Fair Value Measurements

Date recorded:

Day One Gain or Loss

The Board discussed whether, and if so, in what circumstances, to require the recognition of a day one gain or loss resulting from a fair value measurement. The staff reviewed the Board's tentative decisions made between June 2008 and October 2008 as a way of prefacing the discussion.

The staff presented its analysis about whether to require the recognition of day one gains or losses even when a fair value measurement is derived using unobservable inputs.

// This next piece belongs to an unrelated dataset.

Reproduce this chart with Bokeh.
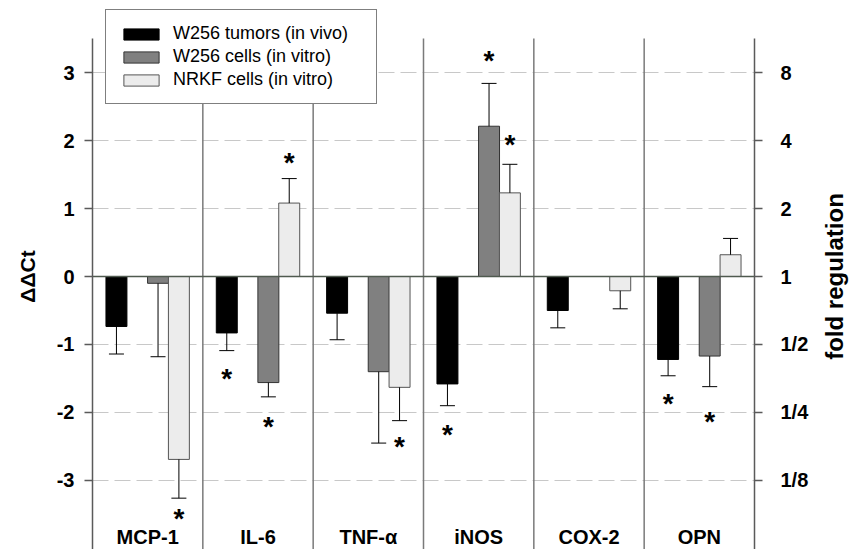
import math
from bokeh.plotting import figure
from bokeh.layouts import row
from bokeh.models import (Range1d, LinearAxis, FixedTicker, Legend, LegendItem,
                          ColumnDataSource)
from bokeh.core.properties import value
from bokeh.embed import file_html
from bokeh.resources import INLINE

nan = float("nan")

# ---------------- data ----------------
genes = ["MCP-1", "IL-6", "TNF-\u03b1", "iNOS", "COX-2", "OPN"]
series_names = ["W256 tumors (in vivo)", "W256 cells (in vitro)", "NRKF cells (in vitro)"]
tumor_vals = [-0.735, -0.83, -0.54, -1.58, -0.50, -1.22]
tumor_err = [0.405, 0.26, 0.39, 0.32, 0.255, 0.24]
w256_vals = [-0.10, -1.56, -1.40, 2.21, nan, -1.17]
w256_err = [1.08, 0.21, 1.05, 0.63, nan, 0.45]
nrkf_vals = [-2.69, 1.08, -1.63, 1.23, -0.21, 0.32]
nrkf_err = [0.57, 0.36, 0.49, 0.42, 0.265, 0.24]

star_gene = ["MCP-1", "IL-6", "IL-6", "IL-6", "TNF-\u03b1", "iNOS", "iNOS", "iNOS", "OPN", "OPN"]
star_series = [2, 0, 1, 2, 2, 0, 1, 2, 0, 1]
star_y = [-3.51, -1.46, -2.16, 1.72, -2.46, -2.28, 3.22, 1.98, -1.82, -2.09]

dct_ticks = [-3, -2, -1, 0, 1, 2, 3]
dct_labels = ["-3", "-2", "-1", "0", "1", "2", "3"]
fold_labels = ["1/8", "1/4", "1/2", "1", "2", "4", "8"]
axis_top = 3.5
left_title = "\u0394\u0394Ct"
right_title = "fold regulation"

# ---------------- style ----------------
FONT = "Liberation Sans"
offsets = [-0.283, 0.094, 0.283]
bar_w = 0.19
cap_half = 0.068
fills = ["#000000", "#808080", "#ececec"]
outlines = ["#000000", "#333333", "#555555"]
axis_col = "#5a5a5a"

Y_TOP = 4.015
Y_BOT = -4.015
yr = Range1d(Y_BOT, Y_TOP)

p = figure(width=815, height=549, output_backend="svg", toolbar_location=None,
           x_range=Range1d(0, len(genes)), y_range=yr,
           min_border_left=92, min_border_right=61, min_border_top=3, min_border_bottom=0,
           x_axis_location=None, y_axis_location=None)
p.outline_line_color = None
p.background_fill_color = "white"
p.border_fill_color = "white"
p.xgrid.visible = False


def style_axis(ax):
    ax.ticker = FixedTicker(ticks=dct_ticks)
    ax.bounds = (Y_BOT, axis_top)
    ax.minor_tick_line_color = None
    ax.major_tick_out = 8
    ax.major_tick_in = 0
    ax.major_tick_line_color = axis_col
    ax.major_tick_line_width = 1.5
    ax.axis_line_color = axis_col
    ax.axis_line_width = 1.5
    ax.major_label_text_font = FONT
    ax.major_label_text_font_style = "bold"
    ax.major_label_text_font_size = "20px"
    ax.major_label_text_color = "black"
    ax.axis_label_text_font = FONT
    ax.axis_label_text_font_style = "bold"
    ax.axis_label_text_color = "black"


left = LinearAxis(axis_label=left_title)
style_axis(left)
left.major_label_standoff = 10
left.axis_label_standoff = 15
left.axis_label_text_font_size = "21px"
left.major_label_overrides = {t: lab for t, lab in zip(dct_ticks, dct_labels)}
p.add_layout(left, "left")

right = LinearAxis()
style_axis(right)
right.major_label_standoff = 18
right.major_label_overrides = {t: lab for t, lab in zip(dct_ticks, fold_labels)}
p.add_layout(right, "right")

p.ygrid.ticker = FixedTicker(ticks=dct_ticks)
p.ygrid.grid_line_color = "#c8c8c8"
p.ygrid.grid_line_dash = "16 6"
p.ygrid.grid_line_width = 1

# group separators
seps = list(range(1, len(genes)))
p.segment(x0=seps, y0=[Y_BOT] * len(seps), x1=seps, y1=[axis_top] * len(seps),
          line_color="#7a7a7a", line_width=1.5)

# bars and error bars
all_vals = [tumor_vals, w256_vals, nrkf_vals]
all_errs = [tumor_err, w256_err, nrkf_err]
renderers = []
for s, (vals, errs) in enumerate(zip(all_vals, all_errs)):
    xs = [i + 0.5 + offsets[s] for i in range(len(genes))]
    src = ColumnDataSource(dict(x=xs, top=vals))
    r = p.vbar(x="x", top="top", bottom=0, width=bar_w, source=src,
               fill_color=fills[s], line_color=outlines[s], line_width=1)
    renderers.append(r)
    tips = []
    for v, e in zip(vals, errs):
        if math.isnan(v) or math.isnan(e):
            tips.append(nan)
        else:
            tips.append(v + (e if v >= 0 else -e))
    p.segment(x0=xs, y0=vals, x1=xs, y1=tips, line_color="black", line_width=1)
    p.segment(x0=[x - cap_half for x in xs], y0=tips, x1=[x + cap_half for x in xs], y1=tips,
              line_color="black", line_width=1)

# zero line
p.segment(x0=[0], y0=[0], x1=[len(genes)], y1=[0], line_color="#4f5a4f", line_width=1.5)

# significance stars
sx = [genes.index(g) + 0.5 + offsets[s] for g, s in zip(star_gene, star_series)]
p.text(x=sx, y=star_y, text=["*"] * len(sx), text_font=value(FONT), text_font_style="bold",
       text_font_size="28px", text_align="center", text_baseline="alphabetic",
       y_offset=3, text_color="black")

# category labels inside the frame bottom
p.text(x=[i + 0.5 for i in range(len(genes))], y=[Y_BOT] * len(genes), text=genes,
       text_font=value(FONT), text_font_style="bold", text_font_size="20px",
       text_align="center", text_baseline="alphabetic", y_offset=-13, text_color="black")

legend = Legend(items=[LegendItem(label=n, renderers=[r]) for n, r in zip(series_names, renderers)],
                location=(13, 445))
legend.label_text_font = FONT
legend.label_text_font_size = "18px"
legend.label_text_color = "black"
legend.glyph_width = 44
legend.glyph_height = 14
legend.label_standoff = 10
legend.label_height = 20
legend.label_width = 190
legend.spacing = 2
legend.padding = 13
legend.margin = 0
legend.border_line_color = "black"
legend.border_line_width = 1
legend.background_fill_alpha = 1
p.add_layout(legend, "center")

# right-hand axis title in a narrow companion panel (reads bottom-to-top)
q = figure(width=36, height=549, output_backend="svg", toolbar_location=None,
           x_range=Range1d(0, 1), y_range=yr,
           min_border_left=0, min_border_right=0, min_border_top=3, min_border_bottom=0,
           x_axis_location=None, y_axis_location=None)
q.outline_line_color = None
q.xgrid.visible = False
q.ygrid.visible = False
q.background_fill_color = "white"
q.border_fill_color = "white"
q.text(x=[0.52], y=[0], text=[right_title], angle=math.pi / 2,
       text_font=value(FONT), text_font_style="bold", text_font_size="24px",
       text_align="center", text_baseline="middle", text_color="black")

layout = row(p, q, spacing=0)
open("out.html", "w").write(file_html(layout, INLINE))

With respect to initial recognition, this analysis was characterised at a high level as:

  • Approach 1: Prohibit day one gains or losses in all circumstances.
  • Approach 2: Require day one gains or losses in some circumstances, such as when the initial fair value measurement is based entirely on observable market inputs (the current IAS 39 approach).
  • Approach 3: Require day one gains or losses in all circumstances, including when the initial fair value measurement is derived using unobservable inputs (the SFAS 157 approach).

The staff argued for Approach 3, noting that it was consistent with the Board's tentative decision to define fair value as a current exit price, and acknowledged that day one gains or losses were a direct consequence of a current exit price measurement objective. The Board was reminded that the working assumption that 'entry fair value equals exit fair value' applied in the situation of a transaction involving an identical asset in the same market on the same day.

In the wide-ranging debate that followed, it was clear that none of the Board was in favour of Approach 1, but favoured variants of Approach 2 ('Approach 2-plus') or Approach 3 ('Approach 3 with restrictions'). For example, some Board members would want any model being used in conjunction with non-observable inputs ('Level 3 inputs') to be 'calibrated' to the inputs being used, such that it was consistent with those inputs.

Subsequent Measurement

Although subsequent measurement was not discussed in detail, it was noted that issues surrounding subsequent measurement were more acute for financial items than for non-financial assets (for which IFRS does not usually require fair value for subsequent measurement-other than investment property and biological assets).

No firm decisions were made, but the staff acknowledged that the debate had given them enough direction to enable them to make progress on this issue.

Next steps

The Board expects to discuss the following topics in the near future:

  • principal (or most advantageous) market;
  • the valuation premise (that is, in-use or in-exchange);
  • defensive value;
  • valuation of liabilities (including non-performance risk and whether liabilities should be measured on a transfer basis or settlement basis); and
  • fair value measurement disclosures.

The Board will also discuss a staff assessment of which fair value measurements in current IFRSs should be included or excluded from the scope of an IFRS on fair value measurement.